North Carolinians will go to the polls tomorrow to vote on Amendment One, a proposed constitutional amendment that would ban civil unions and domestic partnerships by making marriage between a man and a woman the only “domestic legal union that shall be valid or recognized” in the state.
Placed on the ballot by the Republican-controlled state legislature in September without much notice or any public testimony, Amendment One is one of the most extreme anti-LGBT measures ever proposed on a statewide ballot. While supporters claim the amendment would simply codify North Carolina’s existing ban on same-sex marriage, the truth is the amendment goes beyond that by risking harm to all unmarried couples -- gay and straight -- across the state. According to a report by University of North Carolina law professors, Amendment One could take away legal protections from more than 200,000 families by eliminating domestic partner insurance benefits offered by several state municipalities, jeopardizing health care and child custody for unmarried couples and their children, and -- depending on how state courts interpret the untested phrase “domestic legal union” -- even invalidate domestic violence protections for unmarried women or prevent the state from giving committed couples the ability to make medical and financial decisions for one another.

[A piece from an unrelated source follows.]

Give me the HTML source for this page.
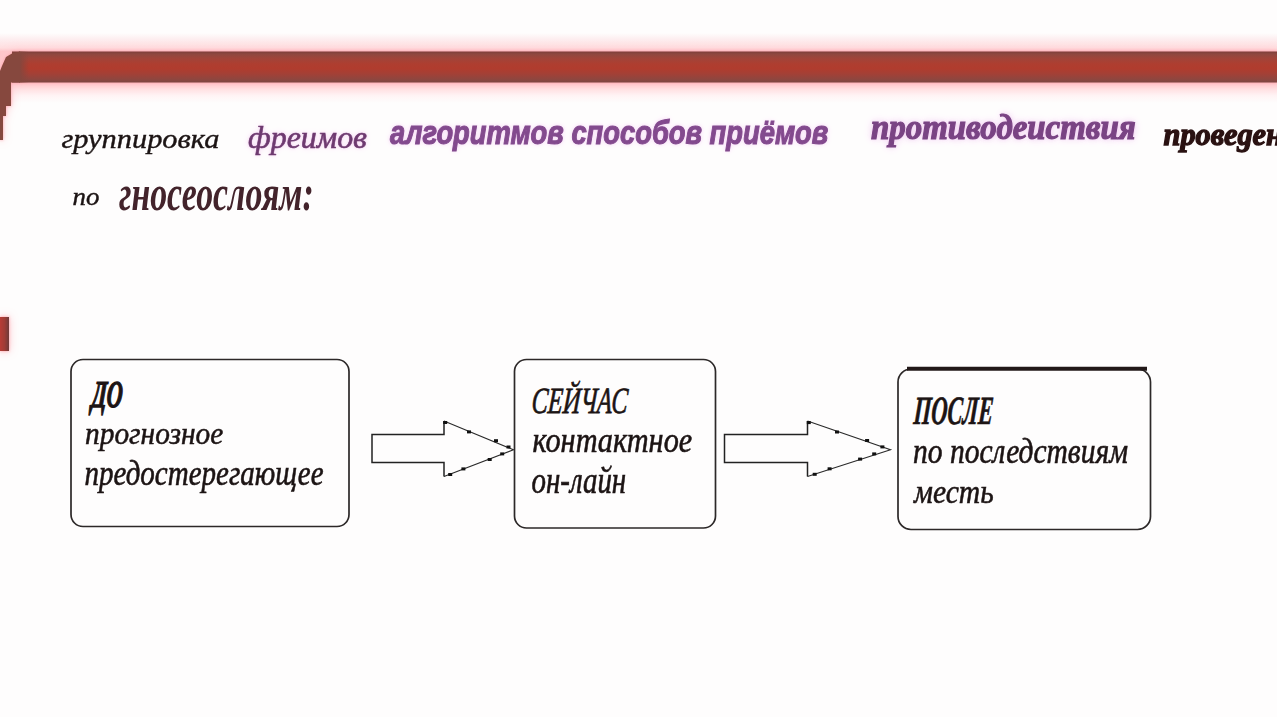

While many North Carolinians still remain confused about the amendment’s potential harms, support for the measure has gradually declined as polls consistently show that voters are less likely to support Amendment One when they understand its full impact. A majority of North Carolinians support civil unions for same-sex couples, which Amendment One would ban.
Perhaps the most encouraging development in the anti-amendment campaign has been the broad and bipartisan chorus of voices that have publicly opposed the discriminatory and mean-spirited measure. In addition to high-profile Democrats including President Obama, former President Bill Clinton, Governor Bev Perdue, and Attorney General Roy Cooper, many prominent local conservatives, such as U.S. Rep. Renee Elmers (R-Dunn) , former Republican mayor of Charlotte Richard Vinroot, and former state Supreme Court Justice Bob Orr have also come out against Amendment One because, in the words of John Hood, president of the conservative John Locke Foundation, amending North Carolina’s constitution to take away rights rather than preserve them is “unwise and unfair.”
Even legislative sponsors of the amendment have voiced concerns. Speaker of the House Thom Tillis (R), who helped shepherd Amendment One’s passage through the legislature, said he has philosophical reservations about the measure because “we’re the party of limited government,” and predicted that if Amendment One does pass, it will be repealed within 20 years because of the rising “generational” support for LGBT rights in North Carolina and nationally. In reaction to public outcry from constituents, another amendment sponsor, Representative Jim Crawford (D) changed his position entirely, saying, “I will definitely vote against it because I think it goes too far.”
The state’s Libertarian Party, business executives from Duke Energy and Bank of America, more than four hundred faith leaders, advocates for children and domestic violence victims, the state chapter of the NAACP, and family law professors from every university in the state have also forcefully spoken out against the amendment.
As a founding member of the anti-amendment Coalition to Protect All NC Families, the ACLU of North Carolina has been at the forefront of the campaign, hiring a full-time organizer, producing campaign literature, publishing op-eds, speaking out in panels and community meetings across the state, and even partnering with local LGBT rights organization Equality NC to develop the Know + Love Project, a website to share stories of loving and committed North Carolina families with gay and lesbian members, such as the above video featuring Lennie and Pearl of High Point, North Carolina, who have been together for 45 years.
Win or lose tomorrow, advocates for LGBT equality in the Tar Heel state are already confident that the large and still-growing coalition of groups and individuals who came together against Amendment One have created an unprecedented infrastructure with which we can wage future battles to defend and expand civil liberties not just for LGBT North Carolinians, but all people in our state.